Anti-pollution regulations require tracking and tracing for all Electronic Equipment.

Ensure you and your customers stay compliant.

What is RoHS

RoHS is the Restriction of Hazardous Substances in Electrical and Electronic Equipment, (EEE).

The Office for Product Safety’s role

The Office for Product Safety and Standards is responsible for enforcing the RoHS directive of the European Union.

As regulators we are required to consider economic growth with regards to those we businesses we regulate and to act proportionately. We also maintain an ‘on line’ enquiry channel for questions relating to the regulations we enforce. This can be found at – https://www.rohs.bis.gov.uk/enquiry/.

It is very important that a regulation avoids placing an unnecessary economic burden on industry, or on a specific business, hence why we strive to maintain a level playing field with all our enforcement activities. No one can be allowed to obtain a commercial advantage by not complying with regulation and the burden of regulation.

The RoHS enforcement team have confidence that the RoHS regulations are well thought out and will have a lasting effect on the health of future generations. We are dedicated to ensuring every level of industry complies with these regulatory obligations.

Anti-Pollution Regulations

The directive 2011/65/EU was brought into UK law in 2012, and specifically targets growing pollution levels arising from ever increasing volumes of electronics discarded into land fill each year.
The regulations restrict several harmful substances, specifically lead, mercury and cadmium from being used in all electronic equipment sold on the market in the EU. As well as restricting the commonly used anti-corrosion coating ‘hexavalent chrome’, it also targets several flame-retardant additives that are known to be cacogenic, with four more similar plasticisers being added to the list in 2019.

The substances restricted under RoHS are all performance enhancers in one way or another, as the replacement or safer alternative substances either slow the manufacturing process or do not perform as well in other aspects. The RoHS regulation serves to maintain a constant pressure on electronic manufacturers forcing them to develop safer alternative substances that perform to a suitable standard.

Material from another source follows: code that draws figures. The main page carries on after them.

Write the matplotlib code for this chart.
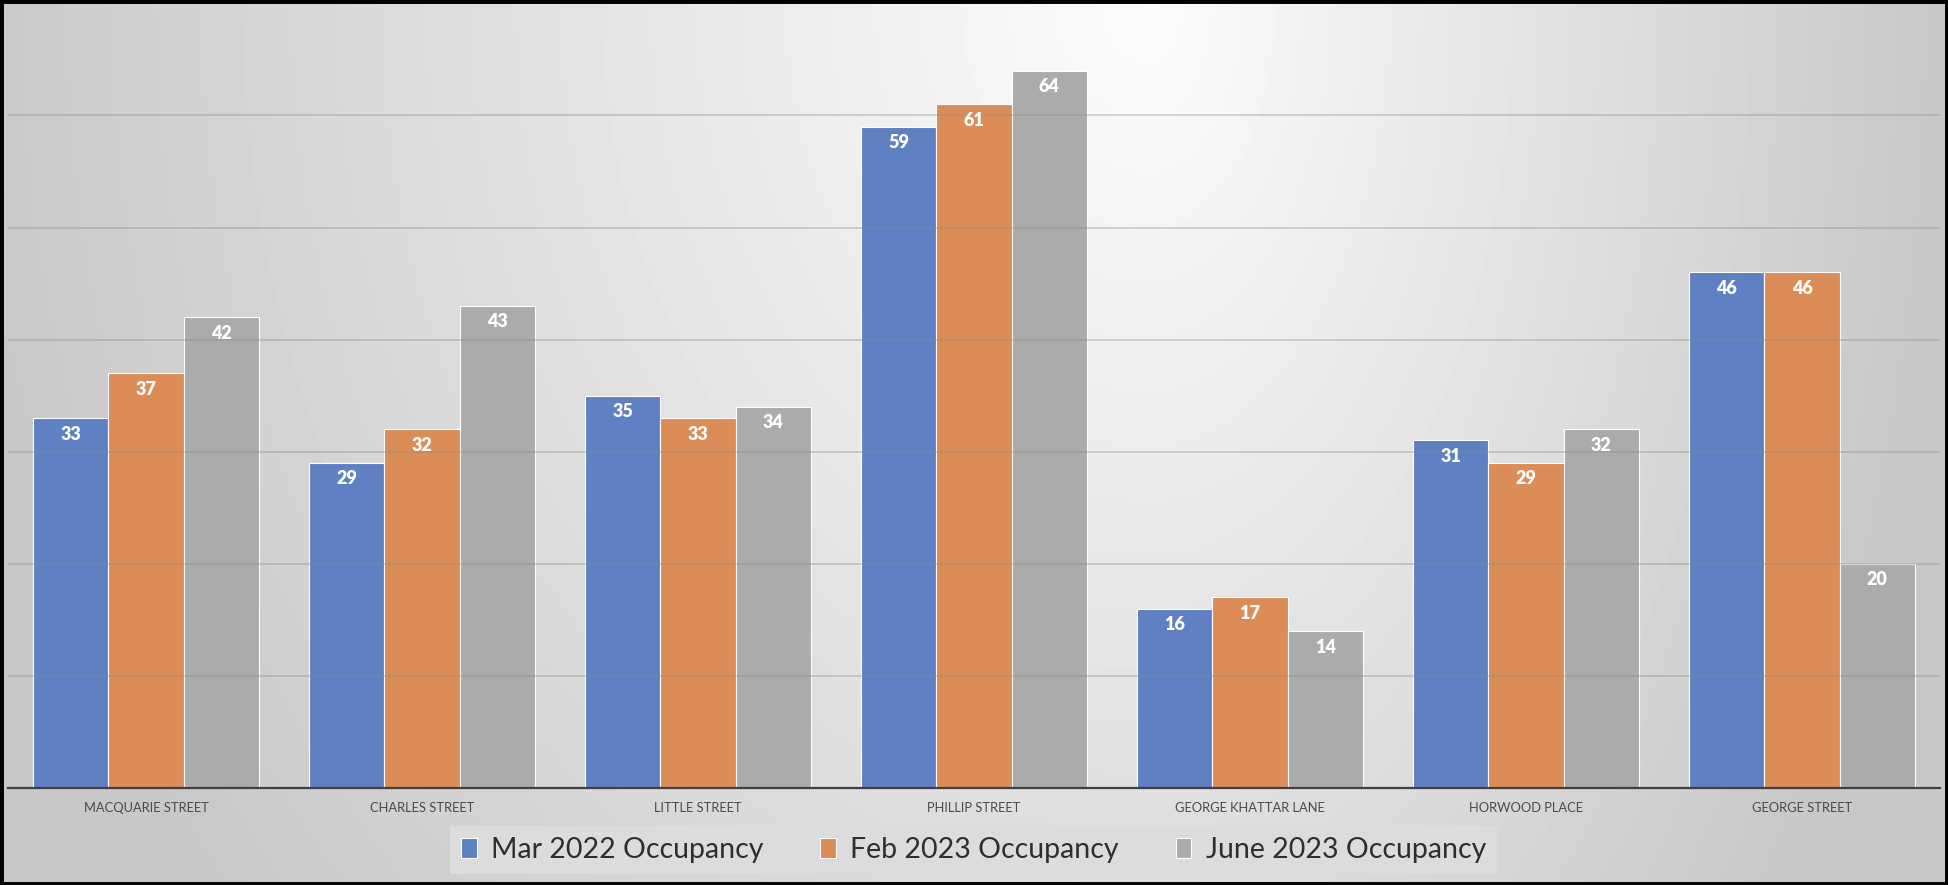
import numpy as np
import matplotlib.pyplot as plt
from matplotlib.patches import Rectangle

# occupancy counts per street
streets = ['MACQUARIE STREET', 'CHARLES STREET', 'LITTLE STREET', 'PHILLIP STREET',
           'GEORGE KHATTAR LANE', 'HORWOOD PLACE', 'GEORGE STREET']
series_names = ['Mar 2022 Occupancy', 'Feb 2023 Occupancy', 'June 2023 Occupancy']
mar_2022 = [33, 29, 35, 59, 16, 31, 46]
feb_2023 = [37, 32, 33, 61, 17, 29, 46]
jun_2023 = [42, 43, 34, 64, 14, 32, 20]
colors = ['#5f80c3', '#dc8c57', '#ababab']

plt.rcParams['font.family'] = ['Lato', 'DejaVu Sans']

W, H = 1948, 885
fig = plt.figure(figsize=(W / 100, H / 100), dpi=100)

# gray gradient background, lightest near top centre-right
bg = fig.add_axes([0, 0, 1, 1], zorder=-10)
xx, yy = np.meshgrid(np.arange(W), np.arange(H))
dx = xx - 1150.0
sx = np.where(dx < 0, 1150.0, 760.0)
d = np.sqrt((dx / sx) ** 2 + (yy / 1400.0) ** 2)
v = np.clip(0.99 - 0.20 * d, 0.785, 1.0)
bg.imshow(v, cmap='gray', vmin=0, vmax=1, aspect='auto', extent=(0, W, H, 0))
bg.axis('off')

ax = fig.add_axes([8 / W, 1 - 788 / H, 1932 / W, 784.7 / H])
ax.set_facecolor('none')

x = np.arange(len(streets))
bw = 0.272
all_series = [mar_2022, feb_2023, jun_2023]
for i, (vals, name, col) in enumerate(zip(all_series, series_names, colors)):
    bars = ax.bar(x + (i - 1) * bw, vals, bw, color=col, edgecolor='white',
                  linewidth=0.8, label=name, zorder=2)
    for b, val in zip(bars, vals):
        ax.annotate(str(val), (b.get_x() + b.get_width() / 2, b.get_height()),
                    xytext=(0, -11.5), textcoords='offset points', ha='center',
                    va='center', color='white', fontsize=13, fontweight='heavy', zorder=4)

ax.set_xlim(-0.5, len(streets) - 0.5)
ax.set_ylim(0, 70)
ax.set_yticks(np.arange(10, 70, 10))
ax.yaxis.grid(True, color='#8a8a8a', alpha=0.4, linewidth=1.2, zorder=3)
ax.set_axisbelow(False)
ax.tick_params(axis='y', left=False, labelleft=False)
ax.tick_params(axis='x', length=0, pad=10, labelsize=9.3, labelcolor='#4a4a4a')
ax.set_xticks(x)
ax.set_xticklabels(streets)
for s in ['top', 'right', 'left']:
    ax.spines[s].set_visible(False)
ax.spines['bottom'].set_color('#404040')
ax.spines['bottom'].set_linewidth(1.6)

leg = fig.legend(loc='center', bbox_to_anchor=(973.5 / W, 1 - 850 / H), ncol=3,
                 fontsize=20.5, frameon=True, fancybox=False, handlelength=0.55,
                 handleheight=0.75, handletextpad=0.5, columnspacing=2.0,
                 borderpad=0.4, borderaxespad=0)
leg.get_frame().set_facecolor('#dcdcdc')
leg.get_frame().set_edgecolor('none')
leg.get_frame().set_alpha(1)
for t in leg.get_texts():
    t.set_color('#2e2e2e')

# black frame around the whole picture
fig.patches.append(Rectangle((0, 0), 1, 1, transform=fig.transFigure, fill=False,
                             edgecolor='black', linewidth=5, zorder=10))

fig.savefig('out.png', dpi=100)
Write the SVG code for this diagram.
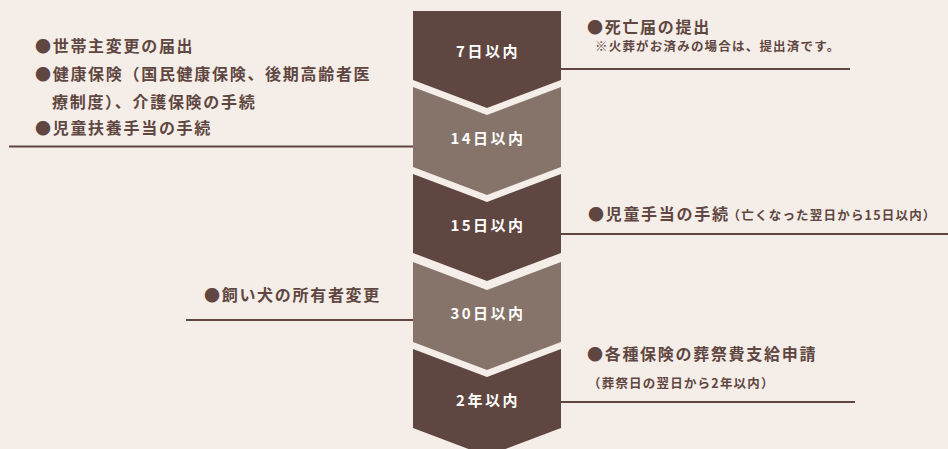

Just think of the electrical equipment your parents had when you were young, and where they would take it to have it repaired, and how often they threw such equipment away. Then compare that to the number of electronic equipment / gadgets you and your family discard these days without repairing; such as, mobile telephones etc. We are drowning in waste consumer electronics, and it’s all going into landfill. It is a surprisingly short route from landfill, through the water table, to new grass, to grazing livestock, to the dining table and into our own bodies.

Manufacturers & Importers

The RoHS regulations are one of the EU harmonised standards, this means that they are in harmony with several other EU standards that all place a similar coordinated obligation on economic operators. They require a manufacturer or an importer to produce or obtain standardised certification that then entitles a CE mark to be placed on a product. The CE mark thus confirming adherence to all EU regulations relevant for that specific product. Other common obligations placed on manufacturers under the regulations include product risk assessment, material batch testing, performance and compliance testing and conformance certification.

Obligations that are common place in, for example the energy sector, are often new to the consumer electronics industry, and in the case of RoHS the objective is not ‘fit for purpose’ or a ‘quality product’ but is ‘anti-pollution’.

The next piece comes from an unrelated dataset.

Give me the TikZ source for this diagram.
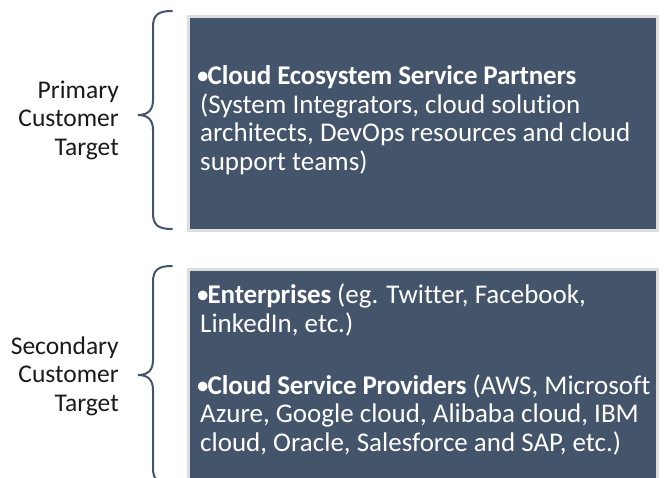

The scope of the RoHS regulations is vast. Few products can claim no electrical component.

What this means for the Measurement and Testing Industry

The Measurement and Testing Industry may be professional customers of EEE products, or of EEE components, customers who already have a knowledge and experience of similar obligations from their industry.

By ensuring that EEE purchasing procedures insist on correct certification being presented by importers and by requesting component manufacturers provide Declarations of Conformity and CE marks, you can help play your part and help future generations.